Classification of Emotions in Audio files through CNNs:

CNNs have proved to be quite efficient and excellent in Computer Vision and Image tasks, along with transfer learning.
My main goal is to apply those pattern recognition properties of pretrained Image models, two detect emotions in 2D representation of Audio files, through (Mel spectrogram, Chromagram , short-time Fourier transform).


audio_classifier_img

My Notebooks

Data Processing : Running yourself Open In Colab
Model Training : Running yourself Open In Colab
Model Inference (Prediction) : Running yourself Open In Colab

Prediction Notebook SnapShot

prediction_img


  • I used 5 pretrained image models, built an ensemble of the 5 models to achieve third place in this competition, with a final score of 61.0835
  • You can see my solution writeup, data preprocessing techniques, and model training here

Features to be built for Data preprocessing:

  • Here the Idea is to build a 3 channel Image representation of Audio files, where each channel represents a different form of 2D representation of audio file.

img


  • These three 2D representations will be:
    • Mel spectrogram
    • Chromagram
    • Short-time Fourier transform
  • Librosa has a great library for these feature processing. Librosa lib

specs_img

Miscellaneous features : (Good to have)

  • Since I will be using transfer learning, It will much better if we can use pre-trained model that was trained on audio related tasks, e.g. We can train our model firstly on our audio dataset in a semi-supervised way then we can train on our downstream task as a classifier.

Constraints:

  • Since Sound is inherently serial, Means sound do not exist as static objects which can be observed in parallel like images, they arrive as sequences of air pressure and meaning about these pressures must be established over time. This sometimes can be tricky to catch and recognize through 2D representations.
  • Although we are converting audio files to 2D image, We can’t use same data augmentations techniques.

  • Sounds behave differently with image style augmentation: e.g.
    • Moving a sound event horizontally offsets its position in time, Moving the frequencies of a male voice upwards could change its meaning from man to child.
  • Reference

Issues with dataset:

  • Audio files provided varied in length, from 0.5s to 22s. So, I decided in the competition to use max duration of 5 secs of audio files.
  • Since a big audio file can contain more than one emotion, what we can do is instead of single label classification we use multilabel classification.

Hackerearth Predict the Emotion Challenge from audio files

Problem Statement

My Bronze Medal 3rd Place Solution Write Up:

  • Leaderboard Rank : https://www.hackerearth.com/challenges/competitive/ia-for-ai/leaderboard/

imgage_leaderboard

  • Firstly, I was occupied in my exams didn’t have time. I accidently opened hackerearth found the comeptition been going on for about a month.

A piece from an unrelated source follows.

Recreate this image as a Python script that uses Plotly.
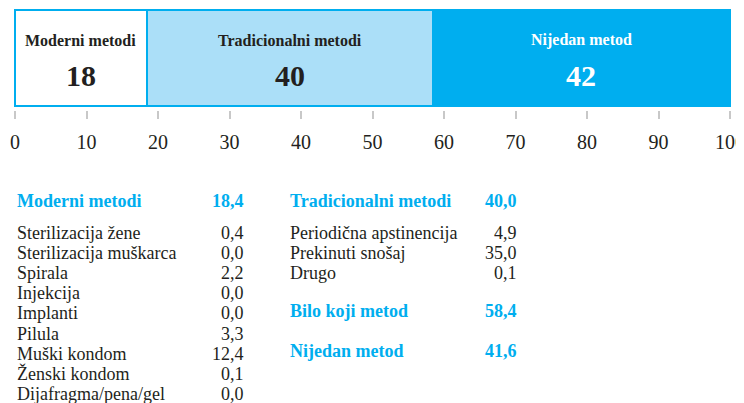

  • I just joined the competition 3 days before the completion.

  • So, Being time constrained, I don’t time to experiment a lot. First I thought of using torchaudio models. But ran a first draft through it.

  • Then I thought, though torchaudio model could give better given time. To do a fast experiment I have to use CNNs, with spectograms.

  • I did audio exploration files conatined both mp3 wav. Since I didn’t have attened AMA in beginnig didn’t find proper meta regarding audio files. I assumed they were sample at traditional 44100 Hz.

  • I used a 5 fold Stratified KFold.

  • After exploring the audio lengths. They varied from 0.5s to > 22.0s. I took a distibution of lengths of audio files, took a max lenths of 5 secs for audion spectrograms of size (128,455). If files were less than 5.0s, They were extrpolated of to 5 sec using zeros.

  • Converted the train and Test files into MelSpecgrams using librosa audio library. Saved on the drive.

  • Choose fastai instead of traditional core pytorch. And changed fastai’s codes were needed.

  • Experimented with 6 models architectures.
    • resnest50
    • efficientnet b0-b4.
  • There individual best scores varied from 57 to 59
  • I tried making ensemble using different weights to 5 models, they didn’t gave better results.
  • So for final submission and best score of 61.0835. I simply took a mode of my best submissions of above 6 models.